そして、この答弁に対し、私が、「麻生総理や甘利大臣の言うこともきかないと言われている谷総裁ですから(内閣人事局の問題で対立があったと報じられた。)、私の話などきくはずもないのであります。」と返したら、委員会室は爆笑の渦に包まれた。
なお、その後、5月19日には、私が事務局次長を務める自民党・党改革実行本部において、国会議員の夏のボーナスを2割カットとすることを決めたことを付言しておきたい。

次に、社会保険庁のケジメの問題。
社会保険庁については、来年1月に、後継組織である「日本年金機構」が発足するにもかかわらず、いわゆるヤミ専従問題、年金の標準報酬月額の改竄問題等、過去に社保庁職員が犯した不祥事の精算は、遅々として進んでいない。
65年間の社会保険庁における悪しき労使慣行の病弊は、年金・給与記録改竄などの犯罪的行為を拡大再生産してきたように見える。
となると、本格的な事案究明のためには、社会保険庁の組織解体・不適切な労使慣行の解体こそ必要ということになるが、これに対しては、労働組合などから、マダマダ大変な抵抗があろう。

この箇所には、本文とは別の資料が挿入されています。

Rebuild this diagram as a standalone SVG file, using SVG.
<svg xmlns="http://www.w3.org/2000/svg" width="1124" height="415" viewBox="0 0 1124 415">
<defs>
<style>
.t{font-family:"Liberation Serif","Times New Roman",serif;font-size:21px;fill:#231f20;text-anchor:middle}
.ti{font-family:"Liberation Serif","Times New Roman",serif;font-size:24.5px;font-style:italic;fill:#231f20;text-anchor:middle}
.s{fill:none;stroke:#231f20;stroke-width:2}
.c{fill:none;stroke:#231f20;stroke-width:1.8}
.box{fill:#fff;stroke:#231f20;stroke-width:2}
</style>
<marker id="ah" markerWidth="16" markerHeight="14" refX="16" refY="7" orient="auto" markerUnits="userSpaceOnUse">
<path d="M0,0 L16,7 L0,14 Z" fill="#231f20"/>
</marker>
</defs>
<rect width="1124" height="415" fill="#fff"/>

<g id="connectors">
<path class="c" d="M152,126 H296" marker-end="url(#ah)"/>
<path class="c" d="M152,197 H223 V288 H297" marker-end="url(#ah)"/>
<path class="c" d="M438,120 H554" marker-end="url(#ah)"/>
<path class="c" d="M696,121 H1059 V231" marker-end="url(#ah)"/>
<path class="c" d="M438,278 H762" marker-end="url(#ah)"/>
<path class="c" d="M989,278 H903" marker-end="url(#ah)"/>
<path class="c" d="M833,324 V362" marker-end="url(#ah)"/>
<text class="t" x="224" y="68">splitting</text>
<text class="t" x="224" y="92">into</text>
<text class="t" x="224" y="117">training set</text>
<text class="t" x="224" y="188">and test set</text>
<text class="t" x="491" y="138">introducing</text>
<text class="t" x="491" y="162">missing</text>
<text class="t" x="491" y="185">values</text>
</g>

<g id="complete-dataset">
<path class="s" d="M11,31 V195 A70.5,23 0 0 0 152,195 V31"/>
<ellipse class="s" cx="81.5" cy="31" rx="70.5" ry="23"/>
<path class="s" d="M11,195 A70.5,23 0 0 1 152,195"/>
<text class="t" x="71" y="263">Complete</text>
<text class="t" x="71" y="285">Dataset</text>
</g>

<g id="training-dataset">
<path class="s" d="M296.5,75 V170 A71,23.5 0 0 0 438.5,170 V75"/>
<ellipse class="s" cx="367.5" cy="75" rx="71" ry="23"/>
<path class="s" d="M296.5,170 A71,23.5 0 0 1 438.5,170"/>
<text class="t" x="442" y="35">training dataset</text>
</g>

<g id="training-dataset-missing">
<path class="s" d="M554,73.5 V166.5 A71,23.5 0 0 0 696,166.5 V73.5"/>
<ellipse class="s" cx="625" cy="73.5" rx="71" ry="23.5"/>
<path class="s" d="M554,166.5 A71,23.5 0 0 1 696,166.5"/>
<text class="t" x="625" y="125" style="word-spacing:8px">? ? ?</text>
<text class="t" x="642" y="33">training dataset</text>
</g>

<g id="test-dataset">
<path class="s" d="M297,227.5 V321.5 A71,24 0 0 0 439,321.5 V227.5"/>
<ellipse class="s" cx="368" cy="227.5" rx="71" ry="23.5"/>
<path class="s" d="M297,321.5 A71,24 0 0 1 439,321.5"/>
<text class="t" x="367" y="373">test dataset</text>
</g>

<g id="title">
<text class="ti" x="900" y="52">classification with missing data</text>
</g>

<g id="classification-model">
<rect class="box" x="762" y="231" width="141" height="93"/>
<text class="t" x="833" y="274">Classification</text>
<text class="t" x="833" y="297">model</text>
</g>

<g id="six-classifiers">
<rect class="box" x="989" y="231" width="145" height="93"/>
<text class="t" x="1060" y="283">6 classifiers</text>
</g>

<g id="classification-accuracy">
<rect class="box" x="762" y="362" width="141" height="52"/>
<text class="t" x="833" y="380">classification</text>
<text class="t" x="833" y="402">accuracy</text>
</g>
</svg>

その一方、今、社会保険庁は、年金特別便、定期便等による年金記録の訂正作業にも大変な精力をつぎ込まなければならない。
従って、来年1月の日本年金機構の発足までに、これまでの社会保険庁職員不祥事の調査を完了するのは、もはや絶望的だ。
実は、昨年7月に、社会保険庁時代に懲戒処分を受けた職員は、後継組織である日本年金機構に採用させないことが閣議決定されている。

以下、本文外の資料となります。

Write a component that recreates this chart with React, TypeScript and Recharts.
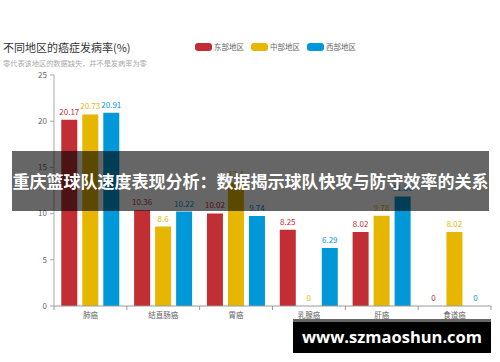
import { BarChart, Bar, XAxis, YAxis, LabelList } from "recharts";

const categories = ["肺癌", "结直肠癌", "胃癌", "乳腺癌", "肝癌", "食道癌"];
const eastValues = [20.17, 10.36, 10.02, 8.25, 8.02, 0];
const centralValues = [20.73, 8.6, 13.4, 0, 9.78, 8.02];
const westValues = [20.91, 10.22, 9.74, 6.29, 11.86, 0];
const yTicks = [0, 5, 10, 15, 20, 25];

const series = [
  { key: "east", name: "东部地区", color: "#c12e34" },
  { key: "central", name: "中部地区", color: "#e6b600" },
  { key: "west", name: "西部地区", color: "#0098d9" },
];

const data = categories.map((name, i) => ({
  name,
  east: eastValues[i],
  central: centralValues[i],
  west: westValues[i],
}));

const FONT = '"Noto Sans CJK SC", "Noto Sans", sans-serif';
const W = 500;
const H = 362;
const M = { top: 75, right: 9, left: 0, bottom: 36 };
const Y_W = 54;

// echarts 风格：刻度线落在类目边界上，而不是类目中心
function CatTick(props: any) {
  const { x, y, payload, index } = props;
  const fallback = (W - Y_W - M.right) / categories.length / 2;
  const half = payload && payload.offset ? payload.offset : fallback;
  const last = index === categories.length - 1;
  return (
    <g>
      <line x1={x - half} x2={x - half} y1={y} y2={y + 4} stroke="#999" />
      {last && <line x1={x + half} x2={x + half} y1={y} y2={y + 4} stroke="#999" />}
      <text
        x={x}
        y={y + 8}
        textAnchor="middle"
        dominantBaseline="central"
        fontSize={7.5}
        fill="#666"
        fontFamily={FONT}
      >
        {payload.value}
      </text>
    </g>
  );
}

// 值为 0 的柱子也要显示标签，给一个看不见的极小高度
const zeroMin = (v: any) => (v === 0 ? 0.01 : 0);

export default function App() {
  return (
    <div style={{ position: "relative", width: W, height: H, background: "#fff", overflow: "hidden" }}>
      <style>{"body{margin:0}"}</style>
      <div style={{ position: "absolute", left: 3, top: 40, fontFamily: FONT, fontSize: 11, color: "#333", lineHeight: "14px" }}>
        不同地区的癌症发病率(%)
      </div>
      <div style={{ position: "absolute", left: 3, top: 58, fontFamily: FONT, fontSize: 7.2, color: "#aaa", lineHeight: "10px" }}>
        零代表该地区的数据缺失，并不是发病率为零
      </div>
      <div
        style={{
          position: "absolute",
          left: 195,
          top: 42,
          display: "flex",
          alignItems: "center",
          fontFamily: FONT,
          fontSize: 7.5,
          color: "#666",
          lineHeight: "10px",
        }}
      >
        {series.map((s) => (
          <div key={s.key} style={{ display: "flex", alignItems: "center", marginRight: 7 }}>
            <span
              style={{ width: 17, height: 8, borderRadius: 3, background: s.color, marginRight: 2, display: "inline-block" }}
            />
            <span>{s.name}</span>
          </div>
        ))}
      </div>
      <BarChart width={W} height={H} data={data} margin={M} barCategoryGap="10%" barGap={5}>
        <XAxis
          dataKey="name"
          height={20}
          tickSize={0}
          tickMargin={0}
          tickLine={false}
          axisLine={{ stroke: "#999" }}
          tick={<CatTick />}
          interval={0}
        />
        <YAxis
          width={Y_W}
          domain={[0, 25]}
          ticks={yTicks}
          tickSize={4}
          tickMargin={3}
          axisLine={{ stroke: "#aaa" }}
          tickLine={{ stroke: "#aaa" }}
          tick={{ fontSize: 8, fill: "#666", fontFamily: FONT }}
        />
        {series.map((s) => (
          <Bar
            key={s.key}
            dataKey={s.key}
            name={s.name}
            fill={s.color}
            minPointSize={zeroMin}
            isAnimationActive={false}
          >
            <LabelList
              dataKey={s.key}
              position="top"
              offset={5}
              fill={s.color}
              fontSize={8}
              fontFamily={FONT}
            />
          </Bar>
        ))}
      </BarChart>
      <div
        style={{
          position: "absolute",
          left: 12,
          top: 151,
          width: 477,
          height: 60,
          background: "rgba(0,0,0,0.6)",
          color: "#fff",
          fontFamily: FONT,
          fontWeight: 700,
          fontSize: 17,
          lineHeight: "60px",
          textAlign: "center",
          whiteSpace: "nowrap",
        }}
      >
        重庆篮球队速度表现分析：数据揭示球队快攻与防守效率的关系
      </div>
      <div
        style={{
          position: "absolute",
          left: 293,
          top: 319,
          width: 198,
          height: 34,
          boxSizing: "border-box",
          background: "#000",
          borderTop: "3px solid #666",
          color: "#fff",
          fontFamily: '"Open Sans", "Noto Sans", sans-serif',
          fontWeight: 700,
          fontSize: 16.5,
          lineHeight: "30px",
          textAlign: "center",
          whiteSpace: "nowrap",
        }}
      >
        www.szmaoshun.com
      </div>
    </div>
  );
}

それにもかかわらず、日本年金機構に採用された後に、社保庁時代の不祥事が明らかになるだろう職員がごまんといることになるわけで、このままでは、彼らをヤメさせるすべがないことになってしまう。
これでは余りにバランスを欠くことになる。
そこで、私は、昨年5月に自民党のプロジェクトチームを、本年3月に与党プロジェクトチームを立ち上げ、日本年金機構に一旦採用された職員であっても、社保庁在籍時に不祥事を犯したことが発覚した場合には、これを解雇する議員立法を、4月24日、衆議院に提出したわけだ。
この日の質疑では、舛添厚生労働大臣から、過去の不祥事を年内に調査することが極めて厳しいとの答弁を得、さらに、麻生総理に対し、年金の事務処理体制に対する信頼回復に向けた決意を問うた。

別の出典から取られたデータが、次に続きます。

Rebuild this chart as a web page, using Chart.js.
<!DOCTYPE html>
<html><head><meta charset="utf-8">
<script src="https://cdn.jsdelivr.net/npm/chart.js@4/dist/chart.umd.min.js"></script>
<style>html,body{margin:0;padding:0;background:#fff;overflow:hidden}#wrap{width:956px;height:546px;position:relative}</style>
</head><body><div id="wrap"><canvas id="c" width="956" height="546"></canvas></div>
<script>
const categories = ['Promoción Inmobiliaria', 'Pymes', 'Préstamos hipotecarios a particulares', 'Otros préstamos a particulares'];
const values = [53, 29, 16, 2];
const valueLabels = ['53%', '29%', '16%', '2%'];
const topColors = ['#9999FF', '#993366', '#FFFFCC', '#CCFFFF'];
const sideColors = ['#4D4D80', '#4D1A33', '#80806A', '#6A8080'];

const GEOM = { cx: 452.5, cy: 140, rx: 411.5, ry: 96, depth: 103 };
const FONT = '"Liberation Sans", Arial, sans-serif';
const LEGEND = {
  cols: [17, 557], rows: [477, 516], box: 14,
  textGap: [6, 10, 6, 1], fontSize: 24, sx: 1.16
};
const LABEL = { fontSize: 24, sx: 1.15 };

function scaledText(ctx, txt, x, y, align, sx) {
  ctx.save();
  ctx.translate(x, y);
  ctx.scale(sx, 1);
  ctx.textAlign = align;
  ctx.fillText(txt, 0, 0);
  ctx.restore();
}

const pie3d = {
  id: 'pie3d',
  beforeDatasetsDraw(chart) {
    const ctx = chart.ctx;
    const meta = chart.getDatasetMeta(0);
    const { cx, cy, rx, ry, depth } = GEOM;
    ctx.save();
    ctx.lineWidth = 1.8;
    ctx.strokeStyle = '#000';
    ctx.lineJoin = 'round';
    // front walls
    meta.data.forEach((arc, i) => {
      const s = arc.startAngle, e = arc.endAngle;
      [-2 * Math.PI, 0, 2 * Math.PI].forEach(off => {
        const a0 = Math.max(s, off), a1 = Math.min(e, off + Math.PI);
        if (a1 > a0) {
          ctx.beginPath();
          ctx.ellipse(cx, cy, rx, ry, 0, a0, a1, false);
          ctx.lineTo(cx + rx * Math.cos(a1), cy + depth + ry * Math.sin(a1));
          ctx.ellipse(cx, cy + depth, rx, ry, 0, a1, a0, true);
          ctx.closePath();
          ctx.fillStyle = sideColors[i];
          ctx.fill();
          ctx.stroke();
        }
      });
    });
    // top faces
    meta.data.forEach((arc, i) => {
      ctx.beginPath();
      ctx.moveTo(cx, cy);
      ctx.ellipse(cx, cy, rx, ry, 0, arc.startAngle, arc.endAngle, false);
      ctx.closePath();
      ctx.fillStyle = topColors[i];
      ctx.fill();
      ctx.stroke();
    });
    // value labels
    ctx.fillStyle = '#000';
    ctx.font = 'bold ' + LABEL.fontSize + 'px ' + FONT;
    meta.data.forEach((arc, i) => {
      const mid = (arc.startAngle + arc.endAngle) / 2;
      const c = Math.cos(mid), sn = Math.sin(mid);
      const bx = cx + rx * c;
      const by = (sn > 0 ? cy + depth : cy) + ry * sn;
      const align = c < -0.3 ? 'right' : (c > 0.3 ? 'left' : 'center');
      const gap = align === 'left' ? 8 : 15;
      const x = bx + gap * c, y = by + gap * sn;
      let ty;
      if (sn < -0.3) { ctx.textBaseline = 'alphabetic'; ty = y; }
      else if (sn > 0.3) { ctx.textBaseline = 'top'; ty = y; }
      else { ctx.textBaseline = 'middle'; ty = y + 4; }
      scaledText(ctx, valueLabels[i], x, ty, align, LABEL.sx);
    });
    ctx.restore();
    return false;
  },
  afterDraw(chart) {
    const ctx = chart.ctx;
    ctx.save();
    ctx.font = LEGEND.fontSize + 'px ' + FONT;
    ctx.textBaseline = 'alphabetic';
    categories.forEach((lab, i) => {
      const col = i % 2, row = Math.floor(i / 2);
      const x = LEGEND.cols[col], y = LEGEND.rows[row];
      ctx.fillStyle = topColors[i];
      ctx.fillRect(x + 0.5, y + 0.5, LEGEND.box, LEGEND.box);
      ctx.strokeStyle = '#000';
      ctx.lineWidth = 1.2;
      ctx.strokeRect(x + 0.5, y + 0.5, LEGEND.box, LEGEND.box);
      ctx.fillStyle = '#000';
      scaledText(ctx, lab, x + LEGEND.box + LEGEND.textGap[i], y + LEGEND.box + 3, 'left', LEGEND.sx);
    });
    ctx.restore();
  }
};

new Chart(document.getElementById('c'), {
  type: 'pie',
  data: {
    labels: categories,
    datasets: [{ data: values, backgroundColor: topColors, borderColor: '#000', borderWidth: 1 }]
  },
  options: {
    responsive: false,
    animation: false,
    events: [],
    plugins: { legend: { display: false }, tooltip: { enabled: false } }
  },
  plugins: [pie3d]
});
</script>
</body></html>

このように、公務員のボーナスの問題、社会保険庁職員のケジメの問題など、私たちは、まさに庶民感覚を大切にしながら、政策を進めなければならないと思う。
今回の臨時の人事院勧告にしても、まさに私たちの真剣な思いが、人事院の良心と共鳴したものではないか。
でも、この日の質疑でも申し上げさせていただいたが、このような庶民感覚を踏まえた議論が、何故我々与党から提議され、民主党から出てこないのか、国民の皆さんには良く考えていただきたいと思う。
私たちは、いわゆる天下り問題も含め、今、「官」の大改革に乗り出している。
次にも紹介するように、公務員の労働組合からの指令かどうか分からないが、私たちの提案に、奥歯に物の挟まった物言いしかできない民主党に、どうして霞ヶ関の改革ができるのだろうか。

すなわち、5月21日の人事院勧告に関する総務委員会質疑、5月26日の国家公務員給与法に関する総務委員会質疑では、4人の民主党議員が、私の実名をあげ、あるいは、私のHPを引用するなどして、人事院に対して当たり前の物言いをした私の仕事が、「極めて問題」であるかのように非難する質疑が繰り返された(衆院インターネット中継で閲覧可、民主党の本質が分かって大変面白い)。
私も総務委員だが、この質疑を聞いていてびっくりした。
とても国民に聞かせることができる質疑ではない。
どうも民主党は、政府与党への非難はし放題だが、自民党の国会議員には、院内外での発言の自由を認めてくれはしないようだ。
自らに優しく他人に厳しい民主党には、国民本位とか、民主主義とかいったことを、今一度勉強して頂きたいなという気がする。

霞ヶ関改革は、私たちがしっかりとやっていく。